* Exercise brief: Drop every picture. Then return, exactly, the lines from the beginning of the listing below through the one containing "const yLabelValues = [-30, -20, -10, 10, 20, 30, 40];".

* Supplied material:
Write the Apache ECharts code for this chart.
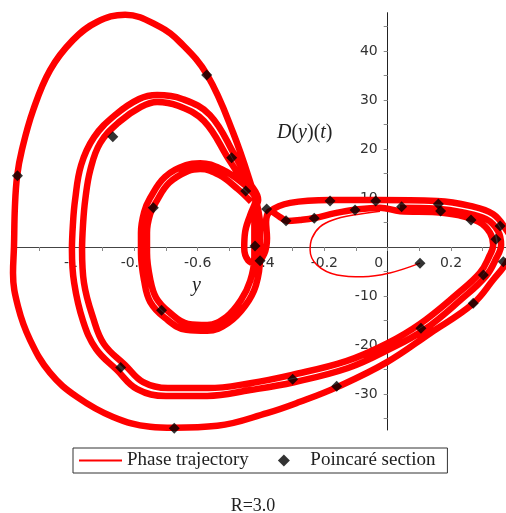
<!DOCTYPE html>
<html>
<head>
<meta charset="utf-8">
<script src="https://cdn.jsdelivr.net/npm/echarts@6/dist/echarts.min.js"></script>
<style>
  html, body { margin: 0; padding: 0; background: #fff; }
  #chart { width: 506px; height: 513px; }
</style>
</head>
<body>
<div id="chart"></div>
<script>
// tick positions and labels
const xTickValues = [-1.1, -1.0, -0.9, -0.8, -0.7, -0.6, -0.5, -0.4, -0.3, -0.2, -0.1, 0, 0.1, 0.2, 0.3];
const xLabelValues = [-1, -0.8, -0.6, -0.4, -0.2, 0, 0.2];
const yTickValues = [-35, -30, -25, -20, -15, -10, -5, 5, 10, 15, 20, 25, 30, 35, 40, 45];
const yLabelValues = [-30, -20, -10, 10, 20, 30, 40];

// start of the trajectory (thin spiral near the origin)
const transient = [
  [0.102, -3.3], [0.007, -5.3], [-0.078, -6.1], [-0.160, -5.7], [-0.223, -3.7],
  [-0.245, -0.6], [-0.239, 1.8], [-0.214, 4.1], [-0.173, 5.5], [-0.109, 6.5], [-0.024, 7.3]
];

// middle loop, outer strand
const loopB1 = [
  [0.039, 8.0], [0.156, 7.8], [0.234, 7.1], [0.311, 5.7], [0.348, 3.3], [0.358, 0.4],
  [0.342, -2.4], [0.311, -5.9], [0.234, -10.6], [0.115, -16.9], [0.001, -21.0],
  [-0.125, -24.7], [-0.296, -27.6], [-0.434, -29.2], [-0.570, -30.4], [-0.700, -30.4],
  [-0.791, -29.0], [-0.855, -25.1], [-0.921, -20.8], [-0.962, -15.1], [-0.990, -7.3],
  [-0.997, -0.6], [-0.994, 4.5], [-0.987, 9.6], [-0.968, 16.7], [-0.927, 22.4],
  [-0.861, 26.9], [-0.785, 30.2], [-0.728, 31.0], [-0.649, 30.2], [-0.561, 26.9],
  [-0.482, 18.6], [-0.438, 13.3], [-0.409, 9.6]
];

// middle loop, inner strand
const loopB2 = [
  [0.039, 7.3], [0.153, 7.1], [0.222, 6.5], [0.288, 5.1], [0.323, 2.9], [0.333, 0.4],
  [0.320, -2.0], [0.291, -5.3], [0.219, -9.6], [0.102, -15.7], [-0.005, -19.8],
  [-0.131, -23.3], [-0.302, -26.1], [-0.434, -27.8], [-0.567, -28.8], [-0.694, -28.8],
  [-0.772, -27.6], [-0.829, -24.1], [-0.896, -19.8], [-0.930, -14.5], [-0.959, -7.3],
  [-0.965, -0.6], [-0.962, 4.5], [-0.955, 9.6], [-0.939, 15.7], [-0.908, 21.2],
  [-0.848, 25.5], [-0.779, 28.6], [-0.728, 29.6], [-0.662, 28.8], [-0.580, 25.7],
  [-0.501, 17.8], [-0.450, 12.7], [-0.416, 9.4]
];

// big outer loop
const loopA = [
  [-0.308, 9.0], [-0.182, 9.6], [-0.034, 9.6], [0.156, 9.4], [0.260, 8.4], [0.333, 6.7],
  [0.374, 3.5], [0.399, 0.2], [0.374, -3.3], [0.333, -6.7], [0.269, -11.6],
  [0.134, -17.6], [-0.002, -23.5], [-0.160, -28.6], [-0.277, -31.6], [-0.381, -33.9],
  [-0.538, -36.5], [-0.675, -36.9], [-0.750, -36.7], [-0.867, -34.7], [-0.981, -30.6],
  [-1.066, -25.7], [-1.129, -19.0], [-1.167, -12.2], [-1.183, -5.3], [-1.180, 0],
  [-1.177, 8.2], [-1.170, 14.5], [-1.155, 19.8], [-1.119, 28.0], [-1.066, 36.1],
  [-0.994, 42.2], [-0.918, 45.9], [-0.829, 47.4], [-0.719, 44.9],
  [-0.656, 41.8], [-0.570, 35.1], [-0.488, 23.3], [-0.421, 10.6], [-0.409, 7.6]
];

// inner loop, two strands
const loopC1 = [
  [-0.403, 4.5], [-0.403, -2.0], [-0.416, -7.8], [-0.450, -12.0], [-0.504, -15.5],
  [-0.570, -17.1], [-0.636, -16.9], [-0.703, -14.5], [-0.750, -11.2], [-0.769, -6.9],
  [-0.779, -1.2], [-0.779, 2.9], [-0.769, 7.1], [-0.750, 10.0], [-0.703, 14.3],
  [-0.636, 16.7], [-0.592, 17.1], [-0.526, 15.9], [-0.460, 13.1], [-0.416, 10.0]
];
const loopC2 = [
  [-0.421, 4.5], [-0.421, -2.0], [-0.434, -6.9], [-0.463, -10.8], [-0.510, -14.3],
  [-0.570, -15.9], [-0.630, -15.7], [-0.690, -13.3], [-0.731, -10.4], [-0.750, -6.5],
  [-0.760, -1.2], [-0.760, 2.9], [-0.750, 6.7], [-0.731, 9.2], [-0.690, 13.1],
  [-0.630, 15.5], [-0.592, 15.9], [-0.532, 14.7], [-0.473, 11.8], [-0.431, 9.2]
];

// small loop at the knot and the lower top strand
const knotLoop = [
  [-0.434, 6.5], [-0.450, 3.1], [-0.453, -0.2], [-0.441, -2.7], [-0.416, -3.3],
  [-0.390, -1.4], [-0.381, 1.8], [-0.384, 5.1], [-0.371, 7.3]
];
const lowerStrand = [
  [-0.340, 6.1], [-0.317, 5.3], [-0.277, 5.5], [-0.232, 5.9], [-0.166, 6.9],
  [-0.103, 7.6], [-0.024, 8.0]
];

// Poincaré section points
const poincare = [
  [-1.169, 14.55], [-0.5715, 35.1], [-0.868, 22.5], [-0.4926, 18.2], [-0.4484, 11.4],
  [-0.740, 8.0], [-0.382, 7.76], [-0.321, 5.37], [-0.232, 5.86], [-0.182, 9.39],
  [-0.103, 7.55], [-0.038, 9.39], [0.044, 8.2], [0.160, 8.78], [0.167, 7.35],
  [0.263, 5.5], [0.355, 4.29], [0.342, 1.57], [-0.419, 0.2], [-0.403, -2.8],
  [0.102, -3.3], [0.365, -3.0], [0.302, -5.7], [0.270, -11.5], [0.105, -16.6],
  [-0.714, -12.9], [-0.843, -24.6], [-0.300, -27.0], [-0.161, -28.4], [-0.674, -37.0]
];

const trajectory = [].concat(loopB1, knotLoop, loopA, loopC1, knotLoop, lowerStrand, loopB2, loopC2);

const chart = echarts.init(document.getElementById('chart'));

const tickFont = { fontFamily: 'DejaVu Sans', fontSize: 14, color: '#333' };

// axes cross at the origin: shift them from the grid edges to the zero lines
const gridBox = { left: 12.7, top: 12.7, width: 493.3, height: 417.3 };
const xZeroOffset = -183;   // bottom edge (y=430) up to y=247
const yZeroOffset = -375;   // left edge (x=12.7) right to x=387.7

const option = {
  animation: false,
  title: {
    text: 'R=3.0',
    left: 'center',
    top: 492,
    textStyle: { fontFamily: 'Liberation Serif', fontSize: 18, fontWeight: 'normal', color: '#222' }
  },
  legend: {
    data: [
      { name: 'Phase trajectory', icon: 'path://M0,0H43V2H0Z' },
      { name: 'Poincaré section', icon: 'path://M5,0L10,5L5,10L0,5Z' }
    ],
    left: 73,
    top: 448,
    padding: [3, 12, 3, 6],
    borderColor: '#333',
    borderWidth: 1,
    itemWidth: 43,
    itemHeight: 12,
    itemGap: 29,
    symbolKeepAspect: true,
    textStyle: { fontFamily: 'Liberation Serif', fontSize: 19, color: '#222' }
  },
  grid: gridBox,
  xAxis: {
    type: 'value',
    position: 'bottom',
    offset: xZeroOffset,
    min: -1.184,
    max: 0.3735,
    axisLine: { onZero: false, lineStyle: { color: '#444', width: 1.2 } },
    axisTick: { customValues: xTickValues, length: 4, lineStyle: { color: '#888' } },
    axisLabel: {
      customValues: xLabelValues,
      margin: 9,
      ...tickFont,
      formatter: function (v) { return v === 0 ? '{z|0}' : String(v); },
      rich: { z: { padding: [0, 18, 0, 0], ...tickFont } }
    },
    splitLine: { show: false }
  },
  yAxis: {
    type: 'value',
    position: 'left',
    offset: yZeroOffset,
    min: -37.35,
    max: 47.8,
    axisLine: { onZero: false, lineStyle: { color: '#222', width: 1 } },
    axisTick: { customValues: yTickValues, length: 4, lineStyle: { color: '#888' } },
    axisLabel: { customValues: yLabelValues, margin: 10, ...tickFont },
    splitLine: { show: false }
  },
  graphic: [
    {
      type: 'text', left: 277, top: 123,
      style: {
        text: '{i|D}({i|y})({i|t})',
        fontFamily: 'Liberation Serif', fontSize: 20, fill: '#222',
        rich: { i: { fontStyle: 'italic', fontFamily: 'Liberation Serif', fontSize: 20, color: '#222' } }
      }
    },
    {
      type: 'text', left: 192, top: 276,
      style: { text: 'y', fontFamily: 'Liberation Serif', fontStyle: 'italic', fontSize: 20, fill: '#222' }
    }
  ],
  series: [
    {
      name: 'Phase trajectory',
      type: 'line',
      data: trajectory,
      symbol: 'none',
      smooth: 0.4,
      lineStyle: { color: '#ff0000', width: 6.5 },
      itemStyle: { color: '#ff0000' },
      z: 2
    },
    {
      name: 'Phase trajectory',
      type: 'line',
      data: transient,
      symbol: 'none',
      smooth: 0.4,
      lineStyle: { color: '#ff0000', width: 1.5 },
      itemStyle: { color: '#ff0000' },
      z: 2
    },
    {
      name: 'Poincaré section',
      type: 'scatter',
      data: poincare,
      symbol: 'diamond',
      symbolSize: 11,
      itemStyle: { color: '#000' },
      z: 3
    }
  ]
};

chart.setOption(option);
</script>
</body>
</html>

* Response to the exercise:
Write the Apache ECharts code for this chart.
<!DOCTYPE html>
<html>
<head>
<meta charset="utf-8">
<script src="https://cdn.jsdelivr.net/npm/echarts@6/dist/echarts.min.js"></script>
<style>
  html, body { margin: 0; padding: 0; background: #fff; }
  #chart { width: 506px; height: 513px; }
</style>
</head>
<body>
<div id="chart"></div>
<script>
// tick positions and labels
const xTickValues = [-1.1, -1.0, -0.9, -0.8, -0.7, -0.6, -0.5, -0.4, -0.3, -0.2, -0.1, 0, 0.1, 0.2, 0.3];
const xLabelValues = [-1, -0.8, -0.6, -0.4, -0.2, 0, 0.2];
const yTickValues = [-35, -30, -25, -20, -15, -10, -5, 5, 10, 15, 20, 25, 30, 35, 40, 45];
const yLabelValues = [-30, -20, -10, 10, 20, 30, 40];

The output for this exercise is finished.